Mockingjay is honestly a hard book for me to read. I had a hard time going through the story--not that it's terrible, it's beyond amazing actually--but it's partly because I'm aware that the trilogy is ending. I know that by the time I reach the last page, that's the end of the story of the star-crossed lovers that I have grown emotionally attached to the past several days. It is a hard read because the book is all about a rebellion. It is emotionally and somewhat psychologically heavy. Mockingjay is a restless book, literally. There is action within every page. It is so fast-paced that I feel like my mind doesn't have any time to catch up with every happenings in the book. It is immensely action-packed that it seems as though you have to have the same level of endurance as the novel in order to successfully fly through it in one sitting.
Notwithstanding all the great things that I like about Collins's book, there is one thing that I did not like: Finnick Odair's death. I did not enjoy how it came so suddenly. Like, Collins wanted to reduce the number of people involved in a scene, so she resolves it by killing off characters.
Overall, Mockingjay is a great wrap-up of The Hunger Games trilogy. It is an intensely suspenseful novel that, as cliché as it sounds, has kept me on the edge of my seat.
This was a great end to a great trilogy. Very well told story. I know most people didn't like this one but I don't thing it could've ended better I felt like the first two every to similar to each other but in the last one I think katniss' character came to life I got to see more of who she is. There was some parts of the end that I didn't like but those parts are only parts a heartless person could like. I wished the book could've been longer but all in all I really enjoyed this book.
Having truly enjoyed the first two books in the series, I was disappointed by this one.
In Mockingjay, the tone and theme diverge drastically from the first two in the series, moving into what initially feels like the logical 'next step' in the rebellion against a decadent and unjust government. But what it becomes feels largely like a speculative war novel. Nearly all character development is suspended into a shared state of post-traumatic stress disorder that left me frequently battling the urge to skim.
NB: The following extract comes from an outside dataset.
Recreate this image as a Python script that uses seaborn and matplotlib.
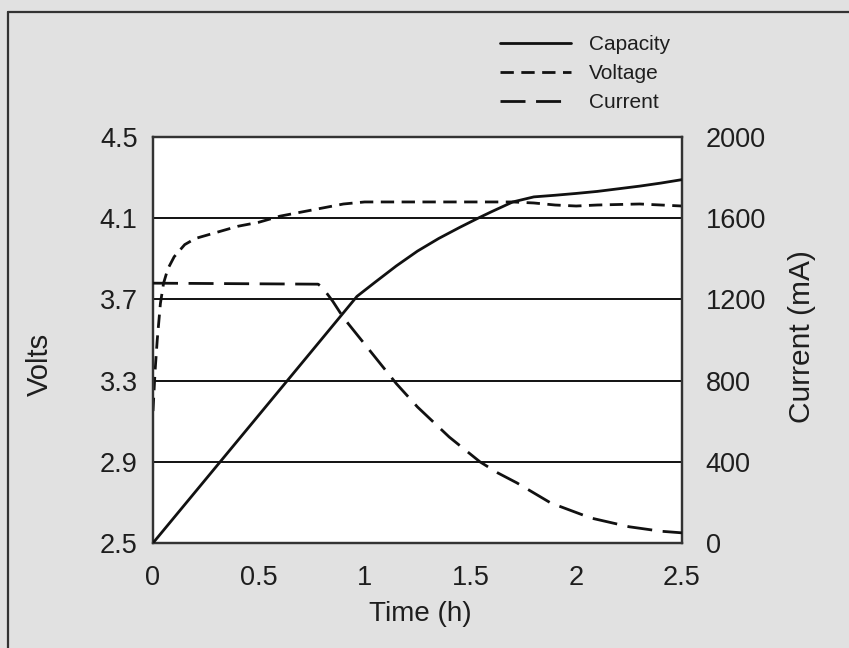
import matplotlib
matplotlib.use("Agg")
import matplotlib.pyplot as plt
import seaborn as sns
import pandas as pd
from matplotlib.lines import Line2D

# ---- data ----
time_v = [0.0, 0.01, 0.02, 0.035, 0.05, 0.07, 0.1, 0.15, 0.2, 0.3, 0.4, 0.5, 0.6, 0.7,
          0.8, 0.9, 1.0, 1.2, 1.5, 1.7, 1.8, 1.9, 2.0, 2.1, 2.3, 2.4, 2.5]
volts = [3.15, 3.35, 3.5, 3.68, 3.78, 3.85, 3.91, 3.97, 4.0, 4.03, 4.06, 4.08, 4.11, 4.13,
         4.15, 4.17, 4.18, 4.18, 4.18, 4.18, 4.175, 4.165, 4.16, 4.165, 4.17, 4.165, 4.16]

time_cap = [0.0, 0.25, 0.5, 0.75, 0.964, 1.05, 1.15, 1.25, 1.35, 1.45, 1.536, 1.6, 1.7,
            1.8, 1.9, 2.0, 2.1, 2.2, 2.3, 2.4, 2.5]
capacity = [0, 315, 630, 945, 1215, 1285, 1365, 1438, 1500, 1555, 1600, 1632, 1680,
            1705, 1713, 1722, 1732, 1745, 1758, 1773, 1790]

time_cur = [0.0, 0.78, 0.8, 0.85, 0.9, 1.0, 1.1, 1.15, 1.25, 1.4, 1.545, 1.63, 1.72, 1.88,
            2.07, 2.25, 2.4, 2.5]
current = [1280, 1275, 1260, 1190, 1110, 980, 850, 785, 670, 522, 400, 345, 296, 197,
           123, 80, 58, 50]

x_ticks = [0, 0.5, 1, 1.5, 2, 2.5]
x_tick_labels = ["0", "0.5", "1", "1.5", "2", "2.5"]
v_ticks = [2.5, 2.9, 3.3, 3.7, 4.1, 4.5]
v_tick_labels = ["2.5", "2.9", "3.3", "3.7", "4.1", "4.5"]
i_ticks = [0, 400, 800, 1200, 1600, 2000]
i_tick_labels = ["0", "400", "800", "1200", "1600", "2000"]

series_names = ["Capacity", "Voltage", "Current"]

# ---- style ----
sns.set_style("white")
plt.rcParams["font.family"] = ["Liberation Sans", "DejaVu Sans"]
TXT = "#1e1e1e"
BG = "#e1e1e1"
LINE = "#111111"
LW = 2.0

fig = plt.figure(figsize=(8.49, 6.48), dpi=100, facecolor=BG)
W, H = 849, 648
ax = fig.add_axes([153 / W, 1 - 543 / H, (682 - 153) / W, (543 - 137) / H])
ax.set_facecolor("white")
ax2 = ax.twinx()

df_v = pd.DataFrame({"t": time_v, "v": volts})
df_c = pd.DataFrame({"t": time_cap, "c": capacity})
df_i = pd.DataFrame({"t": time_cur, "i": current})

v_style = (0, (4.8, 2.7))
i_style = (0, (9.0, 3.8))

sns.lineplot(data=df_v, x="t", y="v", ax=ax, color=LINE, lw=LW, linestyle=v_style,
             zorder=5, legend=False)
sns.lineplot(data=df_c, x="t", y="c", ax=ax2, color=LINE, lw=LW, linestyle="-",
             zorder=5, legend=False)
sns.lineplot(data=df_i, x="t", y="i", ax=ax2, color=LINE, lw=LW, linestyle=i_style,
             zorder=5, legend=False)

ax.set_xlim(0, 2.5)
ax.set_ylim(2.5, 4.5)
ax2.set_ylim(0, 2000)

ax.set_xticks(x_ticks)
ax.set_xticklabels(x_tick_labels)
ax.set_yticks(v_ticks)
ax.set_yticklabels(v_tick_labels)
ax2.set_yticks(i_ticks)
ax2.set_yticklabels(i_tick_labels)

TFS = 19.5
ax.tick_params(axis="x", direction="out", length=7, width=1.4, color="#333333",
               pad=9, labelsize=TFS, labelcolor=TXT)
ax.tick_params(axis="y", length=0, pad=11, labelsize=TFS, labelcolor=TXT)
ax2.tick_params(axis="y", length=0, pad=17, labelsize=TFS, labelcolor=TXT)
for i in (0, -1):
    t = ax.xaxis.get_major_ticks()[i]
    t.tick1line.set_visible(False)

ax.grid(False)
ax2.grid(False)
for yv in v_ticks[1:-1]:
    ax.axhline(yv, color="#111111", lw=1.4, zorder=1)

for a in (ax, ax2):
    for s in a.spines.values():
        s.set_color("#333333")
        s.set_linewidth(1.6)
        s.set_visible(True)

ax.set_xlabel("Time (h)", fontsize=20, color=TXT)
ax.set_ylabel("Volts", fontsize=21, color=TXT)
ax2.set_ylabel("Current (mA)", fontsize=21.5, color=TXT)
ax.xaxis.label.set_va("center")
ax.yaxis.label.set_va("center")
ax.yaxis.label.set_ha("center")
ax2.yaxis.label.set_va("center")
ax2.yaxis.label.set_ha("center")
ax.xaxis.set_label_coords((420 - 153) / 529, (543 - 614) / 406)
ax.yaxis.set_label_coords((40 - 153) / 529, (543 - 364) / 406)
ax2.yaxis.set_label_coords((802 - 153) / 529, (543 - 337) / 406)

# legend
handles = [
    Line2D([], [], color=LINE, lw=LW, linestyle="-"),
    Line2D([], [], color=LINE, lw=LW, linestyle=v_style),
    Line2D([], [], color=LINE, lw=LW, linestyle=i_style),
]
leg = fig.legend(handles, series_names, loc="upper left",
                 bbox_to_anchor=(500 / W, 1 - 35 / H), frameon=False,
                 fontsize=15, handlelength=3.4, handletextpad=0.85,
                 labelspacing=0.48, borderpad=0, borderaxespad=0)
for t in leg.get_texts():
    t.set_color(TXT)

# figure border (left and top visible)
fig.add_artist(Line2D([7.5 / W, 7.5 / W], [0, 1 - 11.5 / H], transform=fig.transFigure,
                      color="#333333", lw=1.6))
fig.add_artist(Line2D([7.5 / W, 1], [1 - 11.5 / H, 1 - 11.5 / H], transform=fig.transFigure,
                      color="#333333", lw=1.6))

fig.savefig("out.png", dpi=100, facecolor=BG)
I gained empathy with a few side characters, but lost it with the primary characters.
The ending, too, fails to satisfy. It feels more like a rushed documentary, and entirely too summarized. It didn't help that, by that point, I was no longer invested in anyone's fate. In the end, I can only recommend the first book in the series, as the second book more or less forces you into reading this one.
I loved the first two books, but this one came off as a bit of a disappiontment. Some of the early battle scenes seemed like unnecessary filler. Worse was the way it seemed extraordinarily bloody. I don't mind gore, but it seemed like (literally) almost ever single character had to die. And the end with the assassination was a bit convoluted, or at least underexplained.
Really exciting and fascinating plot. The characters had a lot of depth, as they have in the first two books. Katniss was a little annoying, trying to decide which boy she loved, but hey - she's human just like you and me! She was an incredibly real character, and pretty funny, too. Lots of action that made my heart rate go up at times and always keep turning the pages!
I enjoyed this book as much as I enjoyed the first two. While some people felt that the ending was rushed, I felt that it went at the perfect pace, to make it go quicker or slower would have been to remove important pieces. You had to feel what Katniss was going through and really understand it before you could move on. The misery and despair that she felt, even at the end, were necessary given the full horror of the underlying motives within the story. To remove them or give her a happier ending would have been to kill what made the story as fascinating and terrifying as it had become. Wonderful book. Wonderful series.